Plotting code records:

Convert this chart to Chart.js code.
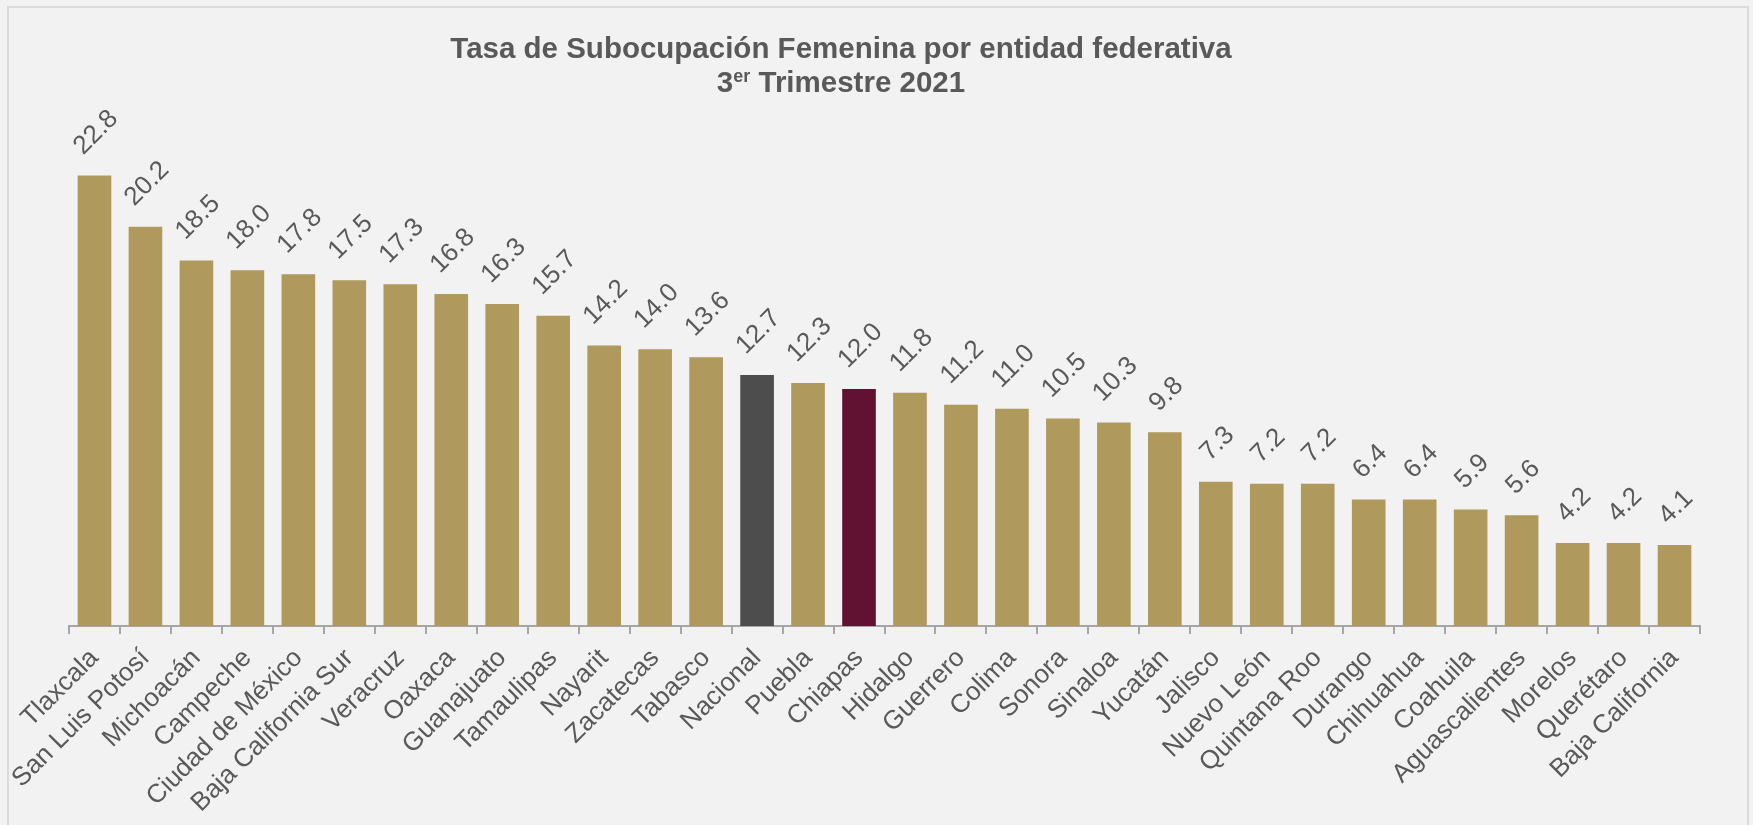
<!DOCTYPE html>
<html>
<head>
<meta charset="utf-8">
<script src="https://cdn.jsdelivr.net/npm/chart.js@4.4.1/dist/chart.umd.min.js"></script>
<style>
  html, body { margin: 0; padding: 0; background: #f2f2f2; }
  #wrap { position: relative; width: 1753px; height: 825px; }
</style>
</head>
<body>
<div id="wrap"><canvas id="chart" width="1753" height="825"></canvas></div>
<script>
// Tasa de subocupación femenina, 3er trimestre 2021 (%)
var estados = ['Tlaxcala', 'San Luis Potosí', 'Michoacán', 'Campeche', 'Ciudad de México',
    'Baja California Sur', 'Veracruz', 'Oaxaca', 'Guanajuato', 'Tamaulipas', 'Nayarit',
    'Zacatecas', 'Tabasco', 'Nacional', 'Puebla', 'Chiapas', 'Hidalgo', 'Guerrero', 'Colima',
    'Sonora', 'Sinaloa', 'Yucatán', 'Jalisco', 'Nuevo León', 'Quintana Roo', 'Durango',
    'Chihuahua', 'Coahuila', 'Aguascalientes', 'Morelos', 'Querétaro', 'Baja California'];
var tasas = [22.8, 20.2, 18.5, 18.0, 17.8, 17.5, 17.3, 16.8, 16.3, 15.7, 14.2, 14.0, 13.6,
    12.7, 12.3, 12.0, 11.8, 11.2, 11.0, 10.5, 10.3, 9.8, 7.3, 7.2, 7.2, 6.4, 6.4, 5.9, 5.6,
    4.2, 4.2, 4.1];
var titulo = 'Tasa de Subocupación Femenina por entidad federativa';
var subtitulo = ['3', 'er', ' Trimestre 2021'];

var GOLD = '#af995d', GRIS = '#4d4d4d', GUINDA = '#611232', TXT = '#595959';
var FONT = '"Liberation Sans", Arial, sans-serif';

var colores = estados.map(function(e) {
    if (e === 'Nacional') return GRIS;
    if (e === 'Chiapas') return GUINDA;
    return GOLD;
});

// frame + title (with superscript) drawn by hand
var frame = {
    id: 'frame',
    beforeDraw: function(c) {
        var ctx = c.ctx;
        ctx.save();
        ctx.fillStyle = '#f2f2f2';
        ctx.fillRect(0, 0, c.width, c.height);
        ctx.strokeStyle = '#dadada';
        ctx.lineWidth = 2;
        ctx.strokeRect(8, 7, 1740, 900);
        ctx.restore();
    },
    afterDraw: function(c) {
        var ctx = c.ctx, cx = 841;
        ctx.save();
        ctx.fillStyle = TXT;
        ctx.textBaseline = 'alphabetic';
        ctx.textAlign = 'center';
        var big = 'bold 29.5px ' + FONT, small = 'bold 18px ' + FONT;
        ctx.font = big;
        ctx.fillText(titulo, cx, 58);
        var w1 = ctx.measureText(subtitulo[0]).width, w3 = ctx.measureText(subtitulo[2]).width;
        ctx.font = small; var w2 = ctx.measureText(subtitulo[1]).width;
        var x = cx - (w1 + w2 + w3) / 2;
        ctx.textAlign = 'left';
        ctx.font = big; ctx.fillText(subtitulo[0], x, 92);
        ctx.font = small; ctx.fillText(subtitulo[1], x + w1, 82);
        ctx.font = big; ctx.fillText(subtitulo[2], x + w1 + w2, 92);
        ctx.restore();
    }
};

// rotated value labels: the rotated box sits centred over the bar, ~20px above it
var etiquetas = {
    id: 'etiquetas',
    afterDatasetsDraw: function(c) {
        var ctx = c.ctx, meta = c.getDatasetMeta(0);
        var size = 26, capH = size * 0.72;
        ctx.save();
        ctx.fillStyle = TXT;
        ctx.font = size + 'px ' + FONT;
        ctx.textAlign = 'center';
        ctx.textBaseline = 'alphabetic';
        meta.data.forEach(function(bar, i) {
            var txt = tasas[i].toFixed(1);
            var w = ctx.measureText(txt).width;
            var boxH = (w + capH) / Math.SQRT2;
            ctx.save();
            ctx.translate(bar.x, bar.y - 20 - boxH / 2);
            ctx.rotate(-Math.PI / 4);
            ctx.fillText(txt, 0, capH / 2);
            ctx.restore();
        });
        ctx.restore();
    }
};

new Chart(document.getElementById('chart'), {
    type: 'bar',
    data: {
        labels: estados,
        datasets: [{
            data: tasas,
            backgroundColor: colores,
            borderWidth: 0,
            categoryPercentage: 1,
            barPercentage: 0.66
        }]
    },
    options: {
        responsive: false,
        animation: false,
        layout: { padding: { left: 69, right: 53, top: 132, bottom: 0 } },
        plugins: { legend: { display: false }, tooltip: { enabled: false } },
        scales: {
            x: {
                offset: true,
                grid: { display: true, drawOnChartArea: false, drawTicks: true, tickLength: 8, color: '#a6a6a6', lineWidth: 2, offset: true },
                border: { display: true, color: '#a6a6a6', width: 2 },
                ticks: { autoSkip: false, minRotation: 45, maxRotation: 45, padding: 9, color: TXT, font: { family: FONT, size: 26 } },
                afterFit: function(s) { s.height = 199; s.paddingLeft = 0; s.paddingRight = 0; }
            },
            y: { display: false, min: 0, max: 25 }
        }
    },
    plugins: [frame, etiquetas]
});
</script>
</body>
</html>
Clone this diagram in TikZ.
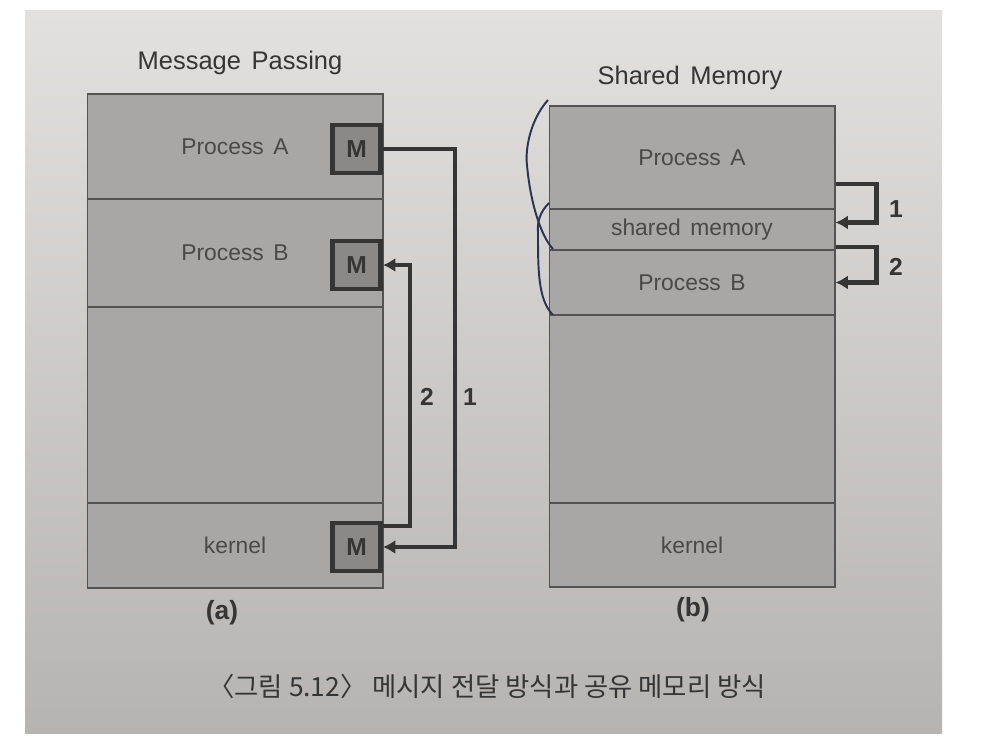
\documentclass[tikz,border=0pt]{standalone}
\usepackage{fontspec}
\setmainfont[WordSpace=1.5]{Liberation Sans}
\newfontfamily\kofont{Noto Sans CJK KR}
\usetikzlibrary{arrows.meta}

\definecolor{pagetop}{HTML}{E3E1DF}
\definecolor{pagebot}{HTML}{B6B3B0}
\definecolor{memfill}{HTML}{A9A7A5}
\definecolor{msgfill}{HTML}{8B8987}
\definecolor{ink}{HTML}{353535}
\definecolor{pen}{HTML}{2B3352}

\begin{document}
\begin{tikzpicture}[x=0.02cm, y=-0.02cm,
    sect/.style={draw=ink!85, line width=0.6pt, fill=memfill, inner sep=0pt,
        minimum width=5.92cm, text=ink!90, font=\fontsize{13}{15}\selectfont},
    mbox/.style={draw=ink, line width=2.6pt, fill=msgfill, minimum size=0.96cm,
        inner sep=0pt, text=ink, font=\bfseries\fontsize{14}{16}\selectfont},
    flow/.style={draw=ink, line width=2.4pt, -{Latex[length=7pt,width=8pt]}},
    num/.style={text=ink, font=\bfseries\fontsize{14}{16}\selectfont},
    title/.style={text=ink, font=\fontsize{14.5}{16}\selectfont}]
    % page of the book
    \useasboundingbox (0,0) rectangle (995,744);
    \fill[white] (0,0) rectangle (995,744);
    \shade[top color=pagetop, bottom color=pagebot] (25,10) rectangle (942,733);

    % (a) message passing
    \node[title] (titA) at (240,63) {Message Passing};
    \foreach \nm/\cy/\hh/\txt in {pA/146.5/2.1/Process A, pB/253/2.16/Process B,
        freeA/405/3.92/, kerA/545.5/1.7/kernel}
        \node[sect, minimum height=\hh cm] (\nm) at (235,\cy) {\txt};
    \node[mbox, anchor=east] (mA) at (383,149) {M};
    \node[mbox, anchor=east] (mB) at (383,265) {M};
    \node[mbox, anchor=east] (mK) at (383,547) {M};
    % message copies through the kernel
    \draw[flow] (mA.east) -- ++(72,0) |- (mK.east);
    \draw[flow] ([yshift=12pt]mK.east) -- ++(27,0) |- (mB.east);
    \node[num] (n2a) at (427,397) {2};
    \node[num] (n1a) at (470,397) {1};
    \node[num, font=\bfseries\fontsize{15}{17}\selectfont] (capA) at (222,613) {(a)};

    % (b) shared memory
    \node[title] (titB) at (690,78) {Shared Memory};
    \foreach \nm/\cy/\hh/\txt in {pA2/157.5/2.06/Process A, shm/229.5/0.82/shared memory,
        pB2/282.5/1.3/Process B, freeB/409/3.76/, kerB/545/1.68/kernel}
        \node[sect, minimum width=5.72cm, minimum height=\hh cm] (\nm) at (692,\cy) {\txt};
    \draw[flow] ([yshift=-15pt]pA2.east) -- ++(41,0) |- ([yshift=4pt]shm.east);
    \draw[flow] ([yshift=-10pt]shm.east) -- ++(41,0) |- (pB2.east);
    \node[num] (n1b) at (896,209) {1};
    \node[num] (n2b) at (896,267) {2};
    \node[num, font=\bfseries\fontsize{15}{17}\selectfont] (capB) at (693,610) {(b)};

    % pen marks on the page
    \draw[pen, line width=1.1pt] (548,100) .. controls (530,120) and (525,150) .. (527,165)
        .. controls (530,200) and (540,235) .. (553,249);
    \draw[pen, line width=1.1pt] (549,203) .. controls (540,212) and (537,222) .. (538,232)
        .. controls (538,270) and (538,300) .. (553,315);

    % caption
    \node[text=ink, font=\kofont\fontsize{15}{17}\selectfont] (cap) at (487,686)
        {〈그림 5.12〉 메시지 전달 방식과 공유 메모리 방식};
\end{tikzpicture}
\end{document}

→ TASK
Do not copy any pictures. Retype exactly the stretch from the line with "Clone this diagram in TikZ." through the line with "(capA) at (222,613)".

→ COMPLETE OUTPUT
Clone this diagram in TikZ.
\documentclass[tikz,border=0pt]{standalone}
\usepackage{fontspec}
\setmainfont[WordSpace=1.5]{Liberation Sans}
\newfontfamily\kofont{Noto Sans CJK KR}
\usetikzlibrary{arrows.meta}

\definecolor{pagetop}{HTML}{E3E1DF}
\definecolor{pagebot}{HTML}{B6B3B0}
\definecolor{memfill}{HTML}{A9A7A5}
\definecolor{msgfill}{HTML}{8B8987}
\definecolor{ink}{HTML}{353535}
\definecolor{pen}{HTML}{2B3352}

\begin{document}
\begin{tikzpicture}[x=0.02cm, y=-0.02cm,
    sect/.style={draw=ink!85, line width=0.6pt, fill=memfill, inner sep=0pt,
        minimum width=5.92cm, text=ink!90, font=\fontsize{13}{15}\selectfont},
    mbox/.style={draw=ink, line width=2.6pt, fill=msgfill, minimum size=0.96cm,
        inner sep=0pt, text=ink, font=\bfseries\fontsize{14}{16}\selectfont},
    flow/.style={draw=ink, line width=2.4pt, -{Latex[length=7pt,width=8pt]}},
    num/.style={text=ink, font=\bfseries\fontsize{14}{16}\selectfont},
    title/.style={text=ink, font=\fontsize{14.5}{16}\selectfont}]
    % page of the book
    \useasboundingbox (0,0) rectangle (995,744);
    \fill[white] (0,0) rectangle (995,744);
    \shade[top color=pagetop, bottom color=pagebot] (25,10) rectangle (942,733);

    % (a) message passing
    \node[title] (titA) at (240,63) {Message Passing};
    \foreach \nm/\cy/\hh/\txt in {pA/146.5/2.1/Process A, pB/253/2.16/Process B,
        freeA/405/3.92/, kerA/545.5/1.7/kernel}
        \node[sect, minimum height=\hh cm] (\nm) at (235,\cy) {\txt};
    \node[mbox, anchor=east] (mA) at (383,149) {M};
    \node[mbox, anchor=east] (mB) at (383,265) {M};
    \node[mbox, anchor=east] (mK) at (383,547) {M};
    % message copies through the kernel
    \draw[flow] (mA.east) -- ++(72,0) |- (mK.east);
    \draw[flow] ([yshift=12pt]mK.east) -- ++(27,0) |- (mB.east);
    \node[num] (n2a) at (427,397) {2};
    \node[num] (n1a) at (470,397) {1};
    \node[num, font=\bfseries\fontsize{15}{17}\selectfont] (capA) at (222,613) {(a)};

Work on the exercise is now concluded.